* **What you have to do**
Write the data out again exactly, with no pictures.

* **Given data**
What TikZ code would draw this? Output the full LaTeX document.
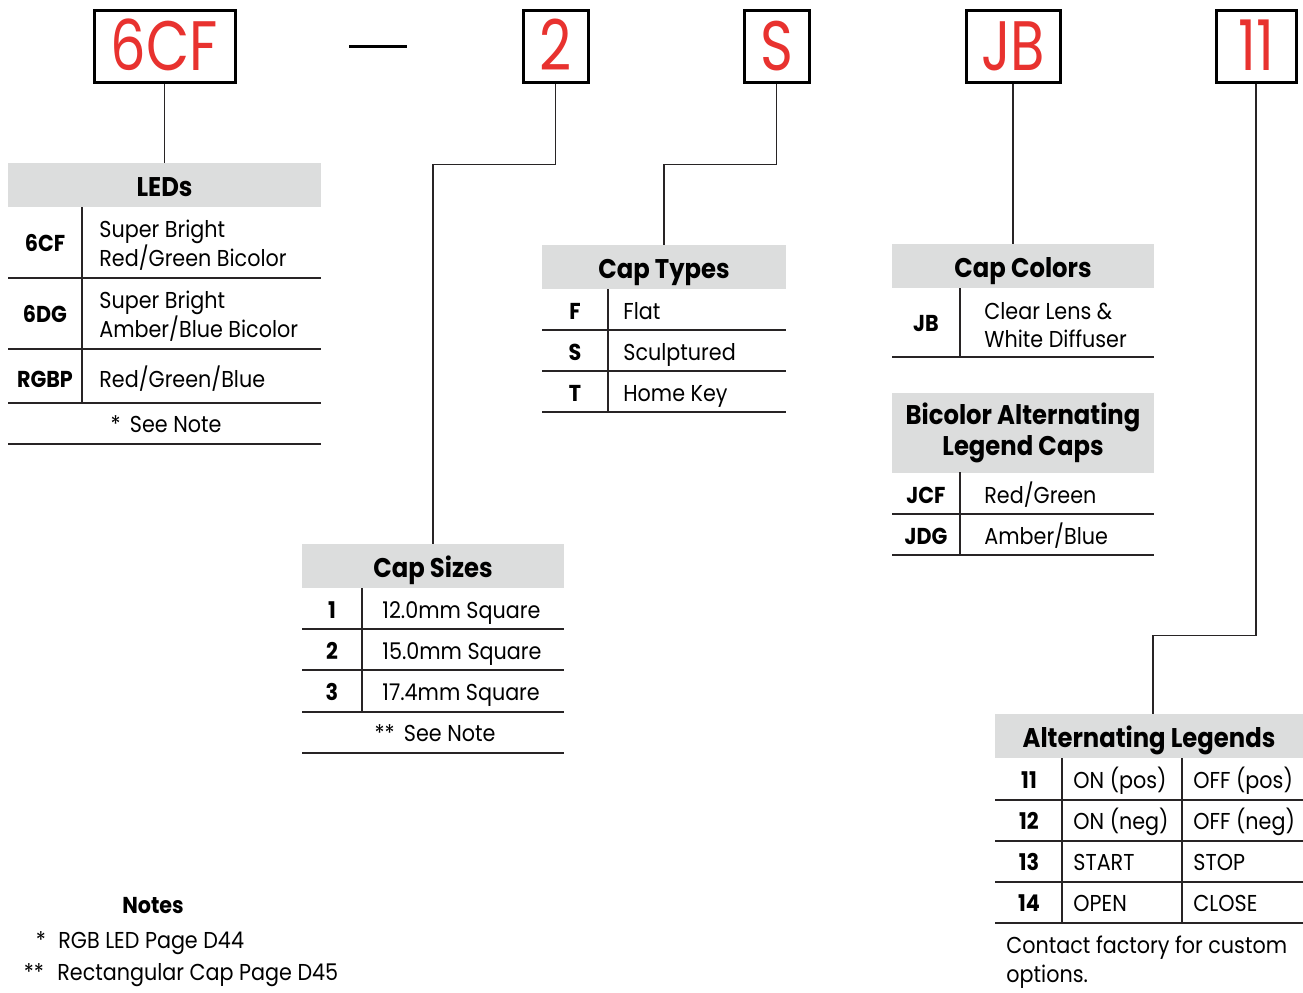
\documentclass[tikz,border=0pt]{standalone}
\usepackage{fontspec}
\setmainfont{Poppins}[FakeStretch=0.9]
\newfontfamily\codefont{Poppins}[FakeStretch=0.8]
\definecolor{codered}{RGB}{232,50,47}
\definecolor{headgray}{RGB}{220,221,221}
\definecolor{rulegray}{RGB}{40,36,37}

\tikzset{
  codebox/.style={draw=black, line width=1.5pt, text=codered, inner sep=0pt,
    font=\codefont\fontsize{35}{35}\selectfont, text height=24.5pt, text depth=0pt},
  headbox/.style={fill=headgray, inner sep=0pt, align=center,
    font=\bfseries\fontsize{13.5}{15.5}\selectfont},
  headone/.style={headbox, minimum height=22pt, text height=15pt, text depth=4pt},
  cell/.style={anchor=base west, inner sep=0pt, font=\fontsize{11.5}{14}\selectfont},
  keycell/.style={anchor=base, inner sep=0pt, font=\bfseries\fontsize{11.5}{14}\selectfont},
  note/.style={anchor=base, inner sep=0pt, font=\fontsize{11.5}{14}\selectfont},
  rowline/.style={draw=rulegray, line width=0.8pt},
  link/.style={draw=rulegray, line width=0.65pt}
}

\begin{document}
\begin{tikzpicture}[x=0.5pt,y=-0.5pt]
    \useasboundingbox (0,0) rectangle (1303,992);
    % Code boxes
    \node[codebox, minimum width=70.5pt, minimum height=36pt] (k6cf) at (164.5,46) {6CF};
    \draw[line width=1.5pt] (349,46) -- (407,46);
    \node[codebox, minimum width=32.5pt, minimum height=36pt] (k2) at (555.5,46) {2};
    \node[codebox, minimum width=32.5pt, minimum height=36pt] (kS) at (776.5,46) {S};
    \node[codebox, minimum width=47pt, minimum height=36pt] (kJB) at (1013,46) {JB};
    \node[codebox, minimum width=40pt, minimum height=36pt] (k11) at (1256,46) {11};

    % Headers
    \node[headone, minimum width=156.5pt] (leds) at (164.5,185) {LEDs};
    \node[headone, minimum width=122pt] (types) at (664,267) {Cap Types};
    \node[headone, minimum width=131pt] (colors) at (1023,266) {Cap Colors};
    \node[headbox, minimum width=131pt, minimum height=40pt] (bicolor) at (1023,433) {Bicolor Alternating\\Legend Caps};
    \node[headone, minimum width=131pt] (sizes) at (433,566) {Cap Sizes};
    \node[headone, minimum width=154pt] (alt) at (1149,736) {Alternating Legends};

    % Connectors
    \draw[link] (k6cf.south) -- (leds.north);
    \draw[link] (k2.south) -- ++(0,81) -| (sizes.north);
    \draw[link] (kS.south) -- ++(0,81) -| (types.north);
    \draw[link] (kJB.south) -- (kJB.south |- colors.north);
    \draw[link] (k11.south) -- ++(0,552) -| ([xshift=2pt]alt.north);

    % LEDs
    \foreach \y in {278,349,403,444}
        \draw[rowline] (8,\y) -- (321,\y);
    \draw[link] (82,207) -- (82,403);
    \node[keycell] (l6cf) at (45,251) {6CF};
    \node[cell] (l6cfa) at (99,237) {Super Bright};
    \node[cell] (l6cfb) at (99,266) {Red/Green Bicolor};
    \node[keycell] (l6dg) at (45,322) {6DG};
    \node[cell] (l6dga) at (99,308) {Super Bright};
    \node[cell] (l6dgb) at (99,337) {Amber/Blue Bicolor};
    \node[keycell] (lrgbp) at (45,387) {RGBP};
    \node[cell] (lrgbpa) at (99,387) {Red/Green/Blue};
    \node[note] (lnote) at (166,432) {*\, See Note};

    % Cap Types
    \foreach \y in {330,371,412}
        \draw[rowline] (542,\y) -- (786,\y);
    \draw[link] (608,289) -- (608,412);
    \node[keycell] (tf) at (575,319) {F};
    \node[cell] (tfa) at (623,319) {Flat};
    \node[keycell] (ts) at (575,360) {S};
    \node[cell] (tsa) at (623,360) {Sculptured};
    \node[keycell] (tt) at (575,401) {T};
    \node[cell] (tta) at (623,401) {Home Key};

    % Cap Colors
    \draw[rowline] (892,357) -- (1154,357);
    \draw[link] (960,288) -- (960,357);
    \node[keycell] (cjb) at (926,331) {JB};
    \node[cell] (cjba) at (984,319) {Clear Lens \&};
    \node[cell] (cjbb) at (984,347) {White Diffuser};

    % Bicolor
    \foreach \y in {514,555}
        \draw[rowline] (892,\y) -- (1154,\y);
    \draw[link] (960,472) -- (960,555);
    \node[keycell] (bjcf) at (926,503) {JCF};
    \node[cell] (bjcfa) at (984,503) {Red/Green};
    \node[keycell] (bjdg) at (926,544) {JDG};
    \node[cell] (bjdga) at (984,544) {Amber/Blue};

    % Cap Sizes
    \foreach \y in {629,670,712,753}
        \draw[rowline] (302,\y) -- (564,\y);
    \draw[link] (362,588) -- (362,712);
    \foreach \k/\t/\y in {1/12.0/618, 2/15.0/659, 3/17.4/700}{
        \node[keycell] (s\k) at (332,\y) {\k};
        \node[cell] (s\k a) at (382,\y) {\t mm Square};
    }
    \node[note] (snote) at (435,741) {**\, See Note};

    % Alternating Legends
    \foreach \y in {800,841,882,923}
        \draw[rowline] (995,\y) -- (1303,\y);
    \draw[link] (1062,758) -- (1062,923);
    \draw[link] (1182,758) -- (1182,923);
    \foreach \k/\a/\b/\y in {11/ON (pos)/OFF (pos)/788, 12/ON (neg)/OFF (neg)/829,
                             13/START/STOP/870, 14/OPEN/CLOSE/911}{
        \node[keycell] (a\k) at (1029,\y) {\k};
        \node[cell] (a\k a) at (1073,\y) {\a};
        \node[cell] (a\k b) at (1193,\y) {\b};
    }
    \node[cell] (contact) at (1006,953) {Contact factory for custom};
    \node[cell] (contactb) at (1006,982) {options.};

    % Notes
    \node[keycell] (notes) at (153,913) {Notes};
    \node[note] (n1) at (41,948) {*};
    \node[cell] (n1a) at (58,948) {RGB LED Page D44};
    \node[note] (n2) at (34,980) {**};
    \node[cell] (n2a) at (57,980) {Rectangular Cap Page D45};
\end{tikzpicture}
\end{document}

* **Solved problem**
What TikZ code would draw this? Output the full LaTeX document.
\documentclass[tikz,border=0pt]{standalone}
\usepackage{fontspec}
\setmainfont{Poppins}[FakeStretch=0.9]
\newfontfamily\codefont{Poppins}[FakeStretch=0.8]
\definecolor{codered}{RGB}{232,50,47}
\definecolor{headgray}{RGB}{220,221,221}
\definecolor{rulegray}{RGB}{40,36,37}

\tikzset{
  codebox/.style={draw=black, line width=1.5pt, text=codered, inner sep=0pt,
    font=\codefont\fontsize{35}{35}\selectfont, text height=24.5pt, text depth=0pt},
  headbox/.style={fill=headgray, inner sep=0pt, align=center,
    font=\bfseries\fontsize{13.5}{15.5}\selectfont},
  headone/.style={headbox, minimum height=22pt, text height=15pt, text depth=4pt},
  cell/.style={anchor=base west, inner sep=0pt, font=\fontsize{11.5}{14}\selectfont},
  keycell/.style={anchor=base, inner sep=0pt, font=\bfseries\fontsize{11.5}{14}\selectfont},
  note/.style={anchor=base, inner sep=0pt, font=\fontsize{11.5}{14}\selectfont},
  rowline/.style={draw=rulegray, line width=0.8pt},
  link/.style={draw=rulegray, line width=0.65pt}
}

\begin{document}
\begin{tikzpicture}[x=0.5pt,y=-0.5pt]
    \useasboundingbox (0,0) rectangle (1303,992);
    % Code boxes
    \node[codebox, minimum width=70.5pt, minimum height=36pt] (k6cf) at (164.5,46) {6CF};
    \draw[line width=1.5pt] (349,46) -- (407,46);
    \node[codebox, minimum width=32.5pt, minimum height=36pt] (k2) at (555.5,46) {2};
    \node[codebox, minimum width=32.5pt, minimum height=36pt] (kS) at (776.5,46) {S};
    \node[codebox, minimum width=47pt, minimum height=36pt] (kJB) at (1013,46) {JB};
    \node[codebox, minimum width=40pt, minimum height=36pt] (k11) at (1256,46) {11};

    % Headers
    \node[headone, minimum width=156.5pt] (leds) at (164.5,185) {LEDs};
    \node[headone, minimum width=122pt] (types) at (664,267) {Cap Types};
    \node[headone, minimum width=131pt] (colors) at (1023,266) {Cap Colors};
    \node[headbox, minimum width=131pt, minimum height=40pt] (bicolor) at (1023,433) {Bicolor Alternating\\Legend Caps};
    \node[headone, minimum width=131pt] (sizes) at (433,566) {Cap Sizes};
    \node[headone, minimum width=154pt] (alt) at (1149,736) {Alternating Legends};

    % Connectors
    \draw[link] (k6cf.south) -- (leds.north);
    \draw[link] (k2.south) -- ++(0,81) -| (sizes.north);
    \draw[link] (kS.south) -- ++(0,81) -| (types.north);
    \draw[link] (kJB.south) -- (kJB.south |- colors.north);
    \draw[link] (k11.south) -- ++(0,552) -| ([xshift=2pt]alt.north);

    % LEDs
    \foreach \y in {278,349,403,444}
        \draw[rowline] (8,\y) -- (321,\y);
    \draw[link] (82,207) -- (82,403);
    \node[keycell] (l6cf) at (45,251) {6CF};
    \node[cell] (l6cfa) at (99,237) {Super Bright};
    \node[cell] (l6cfb) at (99,266) {Red/Green Bicolor};
    \node[keycell] (l6dg) at (45,322) {6DG};
    \node[cell] (l6dga) at (99,308) {Super Bright};
    \node[cell] (l6dgb) at (99,337) {Amber/Blue Bicolor};
    \node[keycell] (lrgbp) at (45,387) {RGBP};
    \node[cell] (lrgbpa) at (99,387) {Red/Green/Blue};
    \node[note] (lnote) at (166,432) {*\, See Note};

    % Cap Types
    \foreach \y in {330,371,412}
        \draw[rowline] (542,\y) -- (786,\y);
    \draw[link] (608,289) -- (608,412);
    \node[keycell] (tf) at (575,319) {F};
    \node[cell] (tfa) at (623,319) {Flat};
    \node[keycell] (ts) at (575,360) {S};
    \node[cell] (tsa) at (623,360) {Sculptured};
    \node[keycell] (tt) at (575,401) {T};
    \node[cell] (tta) at (623,401) {Home Key};

    % Cap Colors
    \draw[rowline] (892,357) -- (1154,357);
    \draw[link] (960,288) -- (960,357);
    \node[keycell] (cjb) at (926,331) {JB};
    \node[cell] (cjba) at (984,319) {Clear Lens \&};
    \node[cell] (cjbb) at (984,347) {White Diffuser};

    % Bicolor
    \foreach \y in {514,555}
        \draw[rowline] (892,\y) -- (1154,\y);
    \draw[link] (960,472) -- (960,555);
    \node[keycell] (bjcf) at (926,503) {JCF};
    \node[cell] (bjcfa) at (984,503) {Red/Green};
    \node[keycell] (bjdg) at (926,544) {JDG};
    \node[cell] (bjdga) at (984,544) {Amber/Blue};

    % Cap Sizes
    \foreach \y in {629,670,712,753}
        \draw[rowline] (302,\y) -- (564,\y);
    \draw[link] (362,588) -- (362,712);
    \foreach \k/\t/\y in {1/12.0/618, 2/15.0/659, 3/17.4/700}{
        \node[keycell] (s\k) at (332,\y) {\k};
        \node[cell] (s\k a) at (382,\y) {\t mm Square};
    }
    \node[note] (snote) at (435,741) {**\, See Note};

    % Alternating Legends
    \foreach \y in {800,841,882,923}
        \draw[rowline] (995,\y) -- (1303,\y);
    \draw[link] (1062,758) -- (1062,923);
    \draw[link] (1182,758) -- (1182,923);
    \foreach \k/\a/\b/\y in {11/ON (pos)/OFF (pos)/788, 12/ON (neg)/OFF (neg)/829,
                             13/START/STOP/870, 14/OPEN/CLOSE/911}{
        \node[keycell] (a\k) at (1029,\y) {\k};
        \node[cell] (a\k a) at (1073,\y) {\a};
        \node[cell] (a\k b) at (1193,\y) {\b};
    }
    \node[cell] (contact) at (1006,953) {Contact factory for custom};
    \node[cell] (contactb) at (1006,982) {options.};

    % Notes
    \node[keycell] (notes) at (153,913) {Notes};
    \node[note] (n1) at (41,948) {*};
    \node[cell] (n1a) at (58,948) {RGB LED Page D44};
    \node[note] (n2) at (34,980) {**};
    \node[cell] (n2a) at (57,980) {Rectangular Cap Page D45};
\end{tikzpicture}
\end{document}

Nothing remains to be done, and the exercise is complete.